Sugar decontrol is on the cards. The least that is likely to happen is the abolition of ‘levy system’ (compulsory procurement of sugar at below-market prices) and withdrawal of the free-sale quotas.

In other words, sugar mills will not be required to surrender a part of the production to the Government and will be free to sell their entire production according to their own business plan.

To meet the requirement for the public distribution system, the Government will buy sugar from the open market; and the difference between such open market purchase price and PDS supply price will be absorbed as subsidy.

To meet the subsidy burden, additional revenue is proposed to be raised through a hike in excise duty on manufacture of sugar.

Decontrol does not just mean removal of some restrictions. In spirit, it means much more. There are a few more issues relating to the sugar sector that deserve close attention.

There is demand in some quarters that the statutory minimum price for cane should be abolished and free market pricing must be introduced. This damaging suggestion deserves to be rejected right away.

The statutory price is a critical support system for cane growers who should not be subject to the unintended oppression of a free-market system.

A more important aspect is cash flow for growers.

Because cane is a 12-14 month crop, cane growers have to wait for over a year to realise some income. Even here, more often than not, mills keep huge arrears of payment. This must stop. There is also a suggestion that growers should be free to sell to any mill irrespective of zoning restriction.

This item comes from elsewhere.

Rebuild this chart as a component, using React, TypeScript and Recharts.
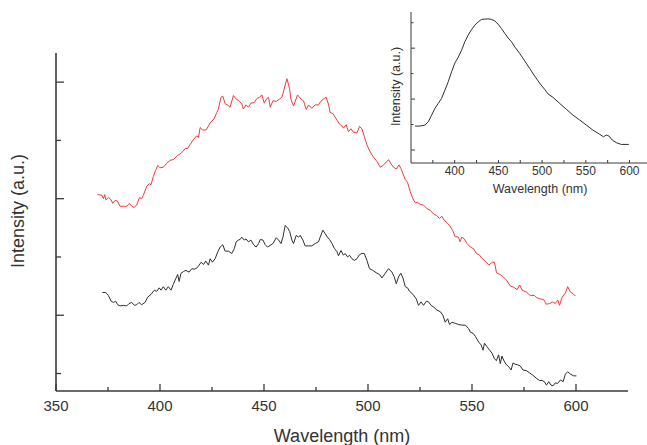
import React from "react";
import { LineChart, Line, XAxis, YAxis, Label } from "recharts";

// ---------- data ----------
const redNm = [369.9,372.0,372.8,373.4,374.0,375.2,376.3,377.3,378.4,379.5,380.8,382.4,384.0,385.3,386.4,387.5,388.8,390.1,391.2,392.0,393.6,394.9,395.7,396.8,397.8,398.9,400.0,401.6,403.3,404.9,406.4,407.6,408.4,409.7,411.0,412.1,413.2,414.5,416.0,417.7,418.5,419.3,420.5,422.2,424.1,426.0,427.3,428.1,429.3,430.2,431.3,432.4,433.7,435.3,436.6,438.2,439.3,440.1,441.4,442.5,443.7,445.3,446.6,447.8,449.0,450.1,451.4,452.2,453.0,454.3,455.9,457.5,458.6,459.7,461.0,462.3,462.9,464.2,466.1,467.8,469.0,470.3,471.4,473.0,474.6,476.2,477.3,478.6,479.9,481.0,481.8,483.1,484.7,486.3,487.4,488.2,489.5,490.6,491.8,493.0,494.7,495.9,497.1,498.2,499.5,501.1,502.7,504.3,505.9,507.2,508.8,509.9,511.0,512.3,513.6,514.9,515.8,516.8,517.9,519.0,520.3,521.6,522.7,523.8,525.1,526.7,528.3,529.9,531.5,533.1,534.4,535.5,536.6,537.9,539.2,540.8,541.9,543.5,544.3,545.1,546.3,547.6,549.2,550.8,552.1,553.7,554.9,556.4,558.1,559.7,560.8,561.8,563.4,565.0,566.6,568.5,570.1,571.7,572.9,574.1,576.1,578.0,580.0,581.2,582.8,584.4,585.7,587.3,588.9,590.0,591.2,592.1,593.3,594.9,596.0,597.3,598.6,599.7];
const redIntensity = [4.07,4.06,4.00,4.07,3.98,4.02,3.99,3.92,3.97,3.96,3.87,3.87,3.87,3.92,3.87,3.85,3.89,4.02,4.00,4.06,4.21,4.26,4.24,4.38,4.48,4.57,4.53,4.54,4.61,4.66,4.67,4.71,4.74,4.77,4.81,4.86,4.86,4.93,5.01,5.08,5.05,5.22,5.18,5.18,5.30,5.37,5.48,5.54,5.74,5.76,5.63,5.61,5.57,5.77,5.71,5.67,5.63,5.54,5.61,5.57,5.64,5.65,5.72,5.74,5.78,5.64,5.72,5.74,5.57,5.68,5.67,5.71,5.74,5.88,6.06,5.89,5.71,5.59,5.78,5.71,5.68,5.53,5.61,5.55,5.61,5.61,5.67,5.71,5.74,5.62,5.48,5.46,5.37,5.28,5.25,5.21,5.27,5.15,5.20,5.14,5.13,5.24,5.20,5.07,4.92,4.80,4.71,4.64,4.54,4.57,4.63,4.67,4.60,4.54,4.51,4.58,4.52,4.43,4.33,4.28,4.12,4.00,3.93,3.94,3.90,3.89,3.83,3.80,3.74,3.71,3.66,3.70,3.63,3.59,3.54,3.45,3.35,3.34,3.26,3.34,3.31,3.23,3.17,3.14,3.06,3.03,2.97,2.93,2.86,2.91,2.91,2.73,2.70,2.66,2.60,2.50,2.48,2.44,2.52,2.43,2.40,2.34,2.34,2.30,2.28,2.27,2.19,2.20,2.23,2.20,2.26,2.17,2.31,2.38,2.49,2.40,2.37,2.33];

const blackNm = [372.3,373.9,375.2,376.5,377.6,378.7,379.7,380.8,382.4,384.0,385.1,386.4,387.7,388.8,389.9,391.2,392.8,394.1,395.7,397.3,398.4,399.6,400.5,401.6,402.8,404.0,405.3,406.4,407.6,408.5,409.2,410.1,411.3,412.4,414.0,415.3,416.5,417.7,418.8,419.8,420.9,422.0,423.3,424.1,425.2,426.5,427.8,428.9,430.2,431.3,432.9,434.5,435.7,436.6,437.7,438.5,439.3,440.5,441.4,442.5,443.7,445.0,446.2,447.4,448.2,449.5,450.6,451.7,453.0,454.3,455.9,457.0,458.2,459.1,460.2,461.3,462.3,463.4,464.2,465.5,466.6,467.4,468.7,469.8,471.4,473.0,474.6,476.2,477.0,478.3,479.4,480.5,481.5,482.7,483.8,485.1,485.8,487.0,488.2,489.0,490.2,491.1,492.3,493.4,494.7,495.9,497.1,498.2,499.5,500.7,502.3,503.9,505.5,506.7,508.3,509.9,511.5,512.6,513.6,514.7,515.8,516.8,517.9,519.0,520.0,521.6,523.2,524.3,525.5,526.7,528.0,529.1,530.3,531.6,533.1,534.8,536.0,537.1,538.3,539.2,540.4,542.0,543.6,545.2,546.8,548.4,549.2,550.5,551.6,553.2,554.4,555.3,556.0,557.2,558.5,559.6,560.7,561.7,562.8,563.6,564.4,565.2,566.5,567.6,568.8,569.7,570.8,571.9,573.2,574.5,576.1,577.7,579.3,580.9,582.5,583.7,584.8,585.8,586.9,588.0,589.0,590.1,591.2,592.5,593.8,594.9,596.0,597.3,598.9,600.2];
const blackIntensity = [2.39,2.39,2.34,2.24,2.22,2.24,2.18,2.16,2.17,2.16,2.20,2.22,2.17,2.18,2.22,2.18,2.22,2.31,2.36,2.43,2.41,2.47,2.43,2.49,2.43,2.49,2.43,2.53,2.63,2.70,2.58,2.72,2.75,2.77,2.74,2.80,2.79,2.81,2.86,2.91,2.87,2.93,2.86,2.97,2.91,2.97,3.09,3.17,3.21,3.10,3.10,3.06,3.14,3.26,3.29,3.30,3.34,3.29,3.31,3.26,3.29,3.21,3.17,3.23,3.30,3.29,3.21,3.17,3.20,3.23,3.33,3.29,3.23,3.34,3.54,3.50,3.44,3.29,3.23,3.37,3.34,3.37,3.29,3.19,3.19,3.19,3.23,3.26,3.34,3.46,3.40,3.34,3.30,3.23,3.15,3.09,3.02,3.11,3.03,3.06,3.00,3.03,2.97,2.94,2.97,3.04,3.06,3.06,2.94,2.80,2.77,2.73,2.70,2.64,2.72,2.80,2.74,2.66,2.54,2.66,2.72,2.64,2.49,2.47,2.41,2.36,2.28,2.17,2.23,2.17,2.24,2.23,2.17,2.14,2.09,2.06,2.00,1.88,1.94,1.84,1.88,1.86,1.84,1.83,1.83,1.77,1.71,1.69,1.64,1.54,1.49,1.40,1.52,1.46,1.40,1.35,1.26,1.22,1.32,1.17,1.30,1.23,1.15,1.12,1.06,1.18,1.16,1.15,1.13,1.06,1.05,1.01,0.97,0.92,0.88,0.88,0.86,0.80,0.86,0.80,0.79,0.84,0.83,0.89,0.86,0.99,1.03,0.99,0.96,0.96];

const insetNm = [354.6,360.3,366.0,369.8,373.6,377.4,381.2,385.0,388.8,392.6,396.4,400.2,404.0,407.9,411.6,415.4,419.3,423.0,426.8,430.7,434.5,438.2,442.1,445.9,449.7,453.5,457.3,461.1,465.0,468.7,474.4,480.1,485.8,491.6,497.3,503.0,506.8,512.4,520.1,527.7,535.3,542.9,550.6,558.1,565.8,570.3,573.4,576.4,580.3,584.8,590.5,599.2];
const insetIntensity = [1.94,1.94,1.98,2.11,2.37,2.64,2.83,3.03,3.35,3.68,4.07,4.42,4.64,4.92,5.25,5.51,5.73,5.90,6.03,6.13,6.14,6.15,6.13,6.07,5.94,5.77,5.58,5.40,5.25,5.05,4.79,4.50,4.20,3.90,3.62,3.38,3.20,3.07,2.83,2.60,2.37,2.18,1.98,1.78,1.62,1.52,1.59,1.55,1.39,1.29,1.22,1.22];

const mainXTicks = [350, 375, 400, 425, 450, 475, 500, 525, 550, 575, 600];
const mainYTicks = [1, 2, 3, 4, 5, 6];
const insetXTicks = [375, 400, 425, 450, 475, 500, 525, 550, 575, 600];
const insetYTicks = [1, 2, 3, 4, 5, 6];

const zip = (xs: number[], ys: number[]) => xs.map((nm, i) => ({ nm, i: ys[i] }));
const redData = zip(redNm, redIntensity);
const blackData = zip(blackNm, blackIntensity);
const insetData = zip(insetNm, insetIntensity);

// ---------- styles ----------
const FONT = '"Liberation Sans", Arial, Helvetica, sans-serif';
const AXIS = "#3a3a3a";
const TEXT = "#333333";
const RED = "#f23a3a";
const BLACK = "#2e2e2e";

const MainXTick = (props: any) => {
  const { x, y, payload } = props;
  const major = payload.value % 50 === 0;
  return (
    <g>
      <line x1={x} x2={x} y1={y} y2={y - (major ? 7 : 4)} stroke={AXIS} strokeWidth={1.3} />
      {major && (
        <text x={x} y={y + 20} textAnchor="middle" fontSize={15} fill={TEXT} fontFamily={FONT}>
          {payload.value}
        </text>
      )}
    </g>
  );
};

const MainYTick = (props: any) => {
  const { x, y, payload } = props;
  const major = payload.value % 2 === 0;
  return <line x1={x} x2={x + (major ? 8 : 5)} y1={y} y2={y} stroke={AXIS} strokeWidth={1.3} />;
};

const InsetXTick = (props: any) => {
  const { x, y, payload } = props;
  const major = payload.value % 50 === 0;
  return (
    <g>
      <line x1={x} x2={x} y1={y} y2={y - 3} stroke={AXIS} strokeWidth={1} />
      {major && (
        <text x={x} y={y + 12} textAnchor="middle" fontSize={12} fill={TEXT} fontFamily={FONT}>
          {payload.value}
        </text>
      )}
    </g>
  );
};

const InsetYTick = (props: any) => {
  const { x, y, payload } = props;
  const major = payload.value % 2 === 1;
  return <line x1={x} x2={x + (major ? 4 : 2.5)} y1={y} y2={y} stroke={AXIS} strokeWidth={1} />;
};

export default function App() {
  return (
    <div
      style={{
        position: "absolute",
        left: 0,
        top: 0,
        width: 647,
        height: 445,
        background: "#ffffff",
        fontFamily: FONT,
      }}
    >
      <LineChart width={647} height={445} margin={{ top: 53, right: 19, bottom: 0, left: 0 }}>
        <XAxis
          type="number"
          dataKey="nm"
          domain={[350, 625]}
          ticks={mainXTicks}
          interval={0}
          allowDataOverflow
          height={54}
          tickSize={0}
          tickMargin={0}
          tickLine={false}
          tick={MainXTick}
          axisLine={{ stroke: AXIS, strokeWidth: 1.6 }}
        >
          <Label
            content={({ viewBox }: any) => (
              <text
                x={viewBox.x + viewBox.width / 2}
                y={viewBox.y + 51}
                textAnchor="middle"
                fontSize={18}
                fill={TEXT}
                fontFamily={FONT}
              >
                Wavelength (nm)
              </text>
            )}
          />
        </XAxis>
        <YAxis
          type="number"
          domain={[0.7, 6.5]}
          ticks={mainYTicks}
          interval={0}
          allowDataOverflow
          width={56}
          tickSize={0}
          tickMargin={0}
          tickLine={false}
          tick={MainYTick}
          axisLine={{ stroke: AXIS, strokeWidth: 1.6 }}
        >
          <Label
            content={({ viewBox }: any) => {
              const cx = 24;
              const cy = viewBox.y + viewBox.height / 2 - 11;
              return (
                <text
                  x={cx}
                  y={cy}
                  transform={`rotate(-90, ${cx}, ${cy})`}
                  textAnchor="middle"
                  fontSize={18}
                  fill={TEXT}
                  fontFamily={FONT}
                >
                  Intensity (a.u.)
                </text>
              );
            }}
          />
        </YAxis>
        <Line
          data={redData}
          dataKey="i"
          type="linear"
          stroke={RED}
          strokeWidth={1}
          dot={false}
          isAnimationActive={false}
        />
        <Line
          data={blackData}
          dataKey="i"
          type="linear"
          stroke={BLACK}
          strokeWidth={1}
          dot={false}
          isAnimationActive={false}
        />
      </LineChart>

      <div style={{ position: "absolute", left: 360, top: 0 }}>
        <LineChart width={287} height={200} margin={{ top: 12, right: 0, bottom: 0, left: 0 }}>
          <XAxis
            type="number"
            dataKey="nm"
            domain={[350, 620]}
            ticks={insetXTicks}
            interval={0}
            allowDataOverflow
            height={37}
            tickSize={0}
            tickMargin={0}
            tickLine={false}
            tick={InsetXTick}
            axisLine={{ stroke: AXIS, strokeWidth: 1 }}
          >
            <Label
              content={({ viewBox }: any) => (
                <text
                  x={viewBox.x + viewBox.width / 2 + 11}
                  y={viewBox.y + 29.5}
                  textAnchor="middle"
                  fontSize={12.5}
                  fill={TEXT}
                  fontFamily={FONT}
                >
                  Wavelength (nm)
                </text>
              )}
            />
          </XAxis>
          <YAxis
            type="number"
            domain={[0.49, 6.42]}
            ticks={insetYTicks}
            interval={0}
            allowDataOverflow
            width={51}
            tickSize={0}
            tickMargin={0}
            tickLine={false}
            tick={InsetYTick}
            axisLine={{ stroke: AXIS, strokeWidth: 1 }}
          >
            <Label
              content={({ viewBox }: any) => {
                const cx = 40;
                const cy = viewBox.y + viewBox.height / 2 - 1;
                return (
                  <text
                    x={cx}
                    y={cy}
                    transform={`rotate(-90, ${cx}, ${cy})`}
                    textAnchor="middle"
                    fontSize={12.5}
                    fill={TEXT}
                    fontFamily={FONT}
                  >
                    Intensity (a.u.)
                  </text>
                );
              }}
            />
          </YAxis>
          <Line
            data={insetData}
            dataKey="i"
            type="linear"
            stroke={BLACK}
            strokeWidth={1}
            dot={false}
            isAnimationActive={false}
          />
        </LineChart>
      </div>
    </div>
  );
}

Keeping all these in mind, an equitable solution would be for the mills and growers to agree in advance on the quantity of cane to be traded; and the mill should provide an advance to the grower say half way through the crop production cycle or six months.

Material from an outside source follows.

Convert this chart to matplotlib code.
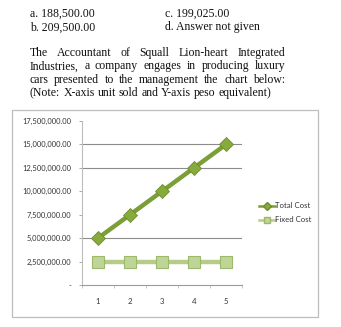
import matplotlib
matplotlib.use('Agg')
import matplotlib.pyplot as plt
from matplotlib.lines import Line2D
from matplotlib.patches import Rectangle
from matplotlib.ticker import FuncFormatter, FixedLocator

# datos del grafico
unidades = [1, 2, 3, 4, 5]
costo_total = [5000000, 7500000, 10000000, 12500000, 15000000]
costo_fijo = [2500000, 2500000, 2500000, 2500000, 2500000]
ticks_y = [0, 2500000, 5000000, 7500000, 10000000, 12500000, 15000000, 17500000]
lineas_guia = [5000000, 12500000, 15000000]

opciones = [('a. 188,500.00', 'c. 199,025.00'),
            ('b. 209,500.00', 'd. Answer not given')]
parrafo = ['The Accountant of Squall Lion-heart Integrated',
           'Industries, a company engages in producing luxury',
           'cars presented to the management the chart below:',
           '(Note: X-axis unit sold and Y-axis peso equivalent)']

W, H = 341, 327
fig = plt.figure(figsize=(W / 100, H / 100), dpi=100)
fig.patch.set_facecolor('white')

def px(x, y):
    return x / W, 1 - y / H

serif = 'Liberation Serif'
tam = 8.5
for i, (izq, der) in enumerate(opciones):
    yb = 16.5 + i * 13.8
    fig.text(*px(30, yb), izq, fontsize=tam, family=serif, va='baseline', color='#111111')
    fig.text(*px(165, yb), der, fontsize=tam, family=serif, va='baseline', color='#111111')

# parrafo justificado: se mide cada palabra y se reparte el espacio sobrante
renderer = fig.canvas.get_renderer()
x0, x1 = 30, 285
for i, linea in enumerate(parrafo):
    yb = 56 + i * 13.3
    palabras = linea.split()
    textos = [fig.text(0, 0, p, fontsize=tam, family=serif, va='baseline', color='#111111')
              for p in palabras]
    anchos = [t.get_window_extent(renderer).width for t in textos]
    if i < len(parrafo) - 1:
        hueco = (x1 - x0 - sum(anchos)) / (len(palabras) - 1)
    else:
        hueco = 3.0
    x = x0
    for t, a in zip(textos, anchos):
        t.set_position(px(x, yb))
        x += a + hueco

# marco del grafico
fig.add_artist(Rectangle(px(12, 317), 306 / W, 207 / H, transform=fig.transFigure,
                         fill=False, edgecolor='#BDBDBD', lw=0.9))

izq, der, arr, aba = 82, 242, 121, 285
ax = fig.add_axes([izq / W, 1 - aba / H, (der - izq) / W, (aba - arr) / H])
ax.set_facecolor('none')

for g in lineas_guia:
    ax.axhline(g, color='#8C8C8C', lw=0.8, zorder=1)

ax.plot(unidades, costo_fijo, color='#B5CC8A', lw=3.2, marker='s', markersize=9.2,
        markerfacecolor='#BFD596', markeredgecolor='#9DB86C', markeredgewidth=0.8,
        zorder=3)
ax.plot(unidades, costo_total, color='#7C9E36', lw=3.2, marker='D', markersize=7.6,
        markerfacecolor='#86AA3C', markeredgecolor='#6E8E2E', markeredgewidth=0.6,
        zorder=4)

ax.set_xlim(0.5, 5.5)
ax.set_ylim(0, 17500000)
ax.yaxis.set_major_locator(FixedLocator(ticks_y))
ax.yaxis.set_major_formatter(FuncFormatter(lambda v, p: '-' if v == 0 else f'{v:,.2f}'))
ax.set_xticks(unidades)
ax.set_xticks([u + 0.5 for u in [0] + unidades], minor=True)

for lado in ['top', 'right']:
    ax.spines[lado].set_visible(False)
ax.spines['left'].set_color('#BDBDBD')
ax.spines['bottom'].set_color('#9A9A9A')
ax.spines['left'].set_linewidth(0.8)
ax.spines['bottom'].set_linewidth(0.8)

ax.tick_params(axis='y', length=2.5, width=0.6, color='#9A9A9A', pad=5,
               labelsize=5.4, labelcolor='#333333')
ax.tick_params(axis='x', which='major', length=0, pad=9, labelsize=5.6,
               labelcolor='#333333')
ax.tick_params(axis='x', which='minor', length=2.5, width=0.6, color='#BDBDBD')
for t in ax.get_xticklabels() + ax.get_yticklabels():
    t.set_family('Lato')

# leyenda
manejadores = [
    Line2D([], [], color='#7C9E36', lw=1.8, marker='D', markersize=3.6,
           markerfacecolor='#86AA3C', markeredgecolor='#6E8E2E'),
    Line2D([], [], color='#B5CC8A', lw=1.8, marker='s', markersize=4.2,
           markerfacecolor='#BFD596', markeredgecolor='#9DB86C'),
]
fig.legend(manejadores, ['Total Cost', 'Fixed Cost'], loc='center left',
           bbox_to_anchor=px(252, 213), frameon=False, handlelength=2.0,
           handletextpad=0.1, labelspacing=0.9,
           prop={'family': 'Lato', 'size': 5.6}, labelcolor='#333333')

fig.savefig('out.png', dpi=100, facecolor='white')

This will result in a formal arrangement, whereby, the grower has received an advance and the mill is sure of receiving the contracted quantity when harvested.

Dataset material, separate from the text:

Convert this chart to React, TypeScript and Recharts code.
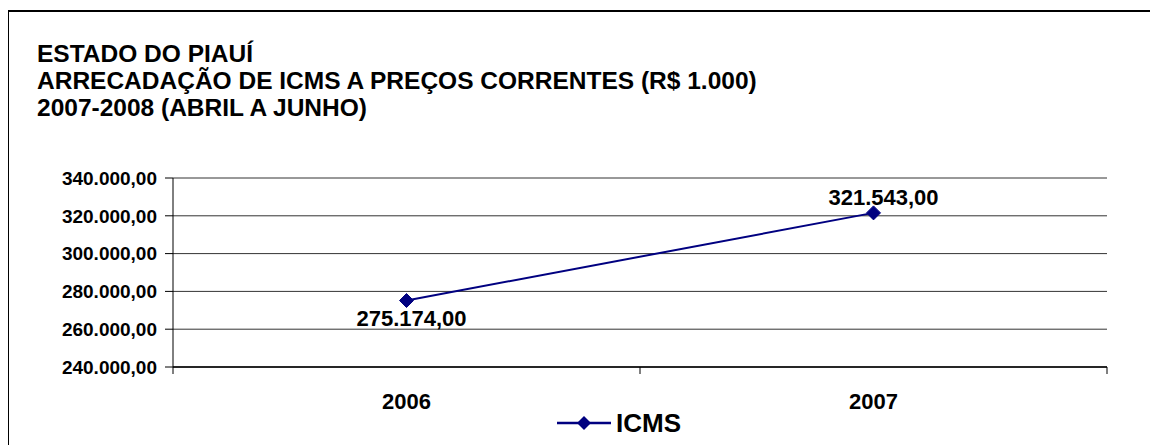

At the time of harvest, the grower may be free to sell to anyone the quantity, if any, not contracted for by any mill.

The next tricky issue is the cyclical nature of cane crop. This cyclicality has to be effectively broken; and sustained flow of raw material should be ensured season after season.

Climate change and risk of water shortage are likely to pose a serious challenge in future to cane cultivation. This calls for redoubling of research efforts to get sugarcane climate-ready.

Also needed are policy initiatives to infuse stability in the market. We need a stable and open foreign trade policy.

The government should keep export and import open and not tinker with the trade policy. Tariff measures (customs duty on export or import) should be used to either encourage or discourage exim trade depending on market conditions and prices.

With nearly 600 sugar mills dotting the country’s landscape – many of them with modest or sub-optimal capacity for cane crushing – the industry as a whole is losing scale-economies. Fragmentation must give way to consolidation and modernisation.

Removing the levy system and free-sale quotas is critical; but they alone cannot lend competitiveness to this industry.

A holistic approach with a long-term perspective to sugar decontrol is necessary.